AIM –
Retype the data exactly, from its first line to the line containing "const botMinor=[2,4,7,20,40,70];", including both, and skip any picture.

DATASET CONTENT –
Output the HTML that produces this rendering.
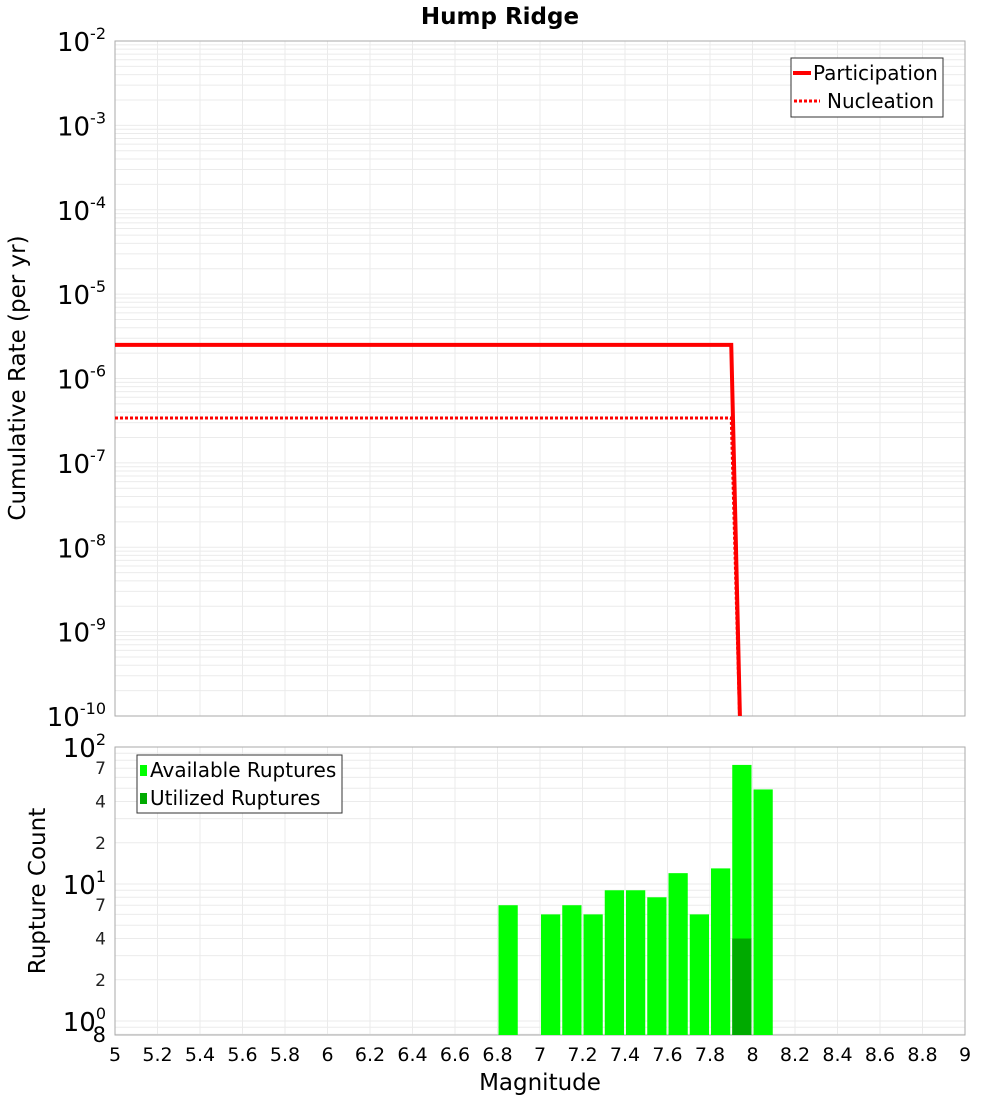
<!DOCTYPE html>
<html><head><meta charset="utf-8"><style>
body{margin:0;background:#fff}
svg text{font-family:"DejaVu Sans","Liberation Sans",sans-serif}
</style></head><body>
<svg id="c" width="1000" height="1100" xmlns="http://www.w3.org/2000/svg"></svg>
<script>
const partMag=[5,7.9,7.95];
const partRate=[2.5e-6,2.5e-6,1e-11];
const nuclMag=[5,7.9,7.95];
const nuclRate=[3.4e-7,3.4e-7,1e-11];
const binMag=[6.8,7.0,7.1,7.2,7.3,7.4,7.5,7.6,7.7,7.8,7.9,8.0];
const availCount=[7,6,7,6,9,9,8,12,6,13,74,49];
const utilMag=[7.9];
const utilCount=[4];
const xTicks=[5,5.2,5.4,5.6,5.8,6,6.2,6.4,6.6,6.8,7,7.2,7.4,7.6,7.8,8,8.2,8.4,8.6,8.8,9];
const topExps=[-2,-3,-4,-5,-6,-7,-8,-9,-10];
const botMinor=[2,4,7,20,40,70];

const svg=document.getElementById('c');const NS='http://www.w3.org/2000/svg';
function el(t,a,p){const e=document.createElementNS(NS,t);for(const k in a)e.setAttribute(k,a[k]);(p||svg).appendChild(e);return e;}
const L=115,R=965;
const X=m=>L+(m-5)/4*(R-L);
const T0=41,T1=716;
const YT=v=>T0+(-2-Math.log10(v))/8*(T1-T0);
const B0=747,B1=1035;
const YB=v=>1021-Math.log10(v)*137;

let t=el('text',{x:500,y:24,'text-anchor':'middle','font-size':23,'font-weight':'bold'});t.textContent='Hump Ridge';


const gt=el('g',{});
for(let e=-10;e<-2;e++)for(let k=1;k<10;k++){const y=YT(k*Math.pow(10,e));el('line',{x1:L,x2:R,y1:y,y2:y,stroke:'#ebebeb'},gt);}
xTicks.forEach(m=>{el('line',{x1:X(m),x2:X(m),y1:T0,y2:T1,stroke:'#ebebeb'},gt);el('line',{x1:X(m),x2:X(m),y1:B0,y2:B1,stroke:'#ebebeb'},gt);});
for(let e=-1;e<2;e++)for(let k=1;k<10;k++){const y=YB(k*Math.pow(10,e));if(y>=B0&&y<=B1)el('line',{x1:L,x2:R,y1:y,y2:y,stroke:'#ebebeb'},gt);}
el('rect',{x:L,y:T0,width:R-L,height:T1-T0,fill:'none',stroke:'#aaa'});
el('rect',{x:L,y:B0,width:R-L,height:B1-B0,fill:'none',stroke:'#aaa'});

topExps.forEach(e=>{const y=YT(Math.pow(10,e));const tx=el('text',{x:106,y:y+10,'text-anchor':'end','font-size':26});

tx.innerHTML='10<tspan dy="-12" font-size="16">'+e+'</tspan>';});
t=el('text',{x:0,y:0,'font-size':23,'text-anchor':'middle',transform:'translate(25,378) rotate(-90)'});t.textContent='Cumulative Rate (per yr)';


const clip=el('clipPath',{id:'cp'});el('rect',{x:L,y:T0,width:R-L,height:T1-T0},clip);
function line(ms,vs,dash,name){const p=el('polyline',{points:ms.map((m,i)=>X(m)+','+YT(vs[i])).join(' '),fill:'none',stroke:'#f00','stroke-width':dash?3:4,'clip-path':'url(#cp)'});
if(dash)p.setAttribute('stroke-dasharray','3,2');}
line(partMag,partRate,false,'participation-line');
line(nuclMag,nuclRate,true,'nucleation-line');

const lg=el('g',{});
el('rect',{x:791,y:58,width:152,height:59,fill:'#fff',stroke:'#333'},lg);
el('line',{x1:793,x2:811,y1:73,y2:73,stroke:'#f00','stroke-width':4},lg);
el('line',{x1:794,x2:820,y1:101,y2:101,stroke:'#f00','stroke-width':3,'stroke-dasharray':'3,2'},lg);
t=el('text',{x:813,y:80,'font-size':20},lg);t.textContent='Participation';
t=el('text',{x:827,y:108,'font-size':20},lg);t.textContent='Nucleation';

const gb=el('g',{});
binMag.forEach((m,i)=>{const y=YB(availCount[i]);const r=el('rect',{x:X(m)+1,y:y,width:X(m+0.1)-X(m)-2,height:B1-y,fill:'#00ff00'},gb);
});
utilMag.forEach((m,i)=>{const y=YB(utilCount[i]);const r=el('rect',{x:X(m)+1,y:y,width:X(m+0.1)-X(m)-2,height:B1-y,fill:'#00aa00'},gb);
});

[[0,1021],[1,YB(10)],[2,YB(100)]].forEach(([e,y])=>{const tx=el('text',{x:106,y:y+10,'text-anchor':'end','font-size':26});

tx.innerHTML='10<tspan dy="-12" font-size="16">'+e+'</tspan>';});
botMinor.forEach(v=>{const tx=el('text',{x:106,y:YB(v)+6,'text-anchor':'end','font-size':17,fill:'#222'});tx.textContent=String(v).charAt(0);
});
t=el('text',{x:106,y:1042,'text-anchor':'end','font-size':21});t.textContent='8';
t=el('text',{x:0,y:0,'font-size':23,'text-anchor':'middle',transform:'translate(45,891) rotate(-90)'});t.textContent='Rupture Count';


const lb=el('g',{});
el('rect',{x:137,y:755,width:205,height:58,fill:'#fff',stroke:'#333'},lb);
el('rect',{x:140,y:765,width:7,height:11,fill:'#00ff00'},lb);
el('rect',{x:140,y:793,width:7,height:11,fill:'#00aa00'},lb);
t=el('text',{x:150,y:777,'font-size':20},lb);t.textContent='Available Ruptures';
t=el('text',{x:150,y:805,'font-size':20},lb);t.textContent='Utilized Ruptures';

xTicks.forEach(m=>{const tx=el('text',{x:X(m),y:1061,'text-anchor':'middle','font-size':19});tx.textContent=String(m);
});
t=el('text',{x:540,y:1090,'text-anchor':'middle','font-size':23});t.textContent='Magnitude';

</script>
</body></html>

ANSWER TO THE EXERCISE –
Output the HTML that produces this rendering.
<!DOCTYPE html>
<html><head><meta charset="utf-8"><style>
body{margin:0;background:#fff}
svg text{font-family:"DejaVu Sans","Liberation Sans",sans-serif}
</style></head><body>
<svg id="c" width="1000" height="1100" xmlns="http://www.w3.org/2000/svg"></svg>
<script>
const partMag=[5,7.9,7.95];
const partRate=[2.5e-6,2.5e-6,1e-11];
const nuclMag=[5,7.9,7.95];
const nuclRate=[3.4e-7,3.4e-7,1e-11];
const binMag=[6.8,7.0,7.1,7.2,7.3,7.4,7.5,7.6,7.7,7.8,7.9,8.0];
const availCount=[7,6,7,6,9,9,8,12,6,13,74,49];
const utilMag=[7.9];
const utilCount=[4];
const xTicks=[5,5.2,5.4,5.6,5.8,6,6.2,6.4,6.6,6.8,7,7.2,7.4,7.6,7.8,8,8.2,8.4,8.6,8.8,9];
const topExps=[-2,-3,-4,-5,-6,-7,-8,-9,-10];
const botMinor=[2,4,7,20,40,70];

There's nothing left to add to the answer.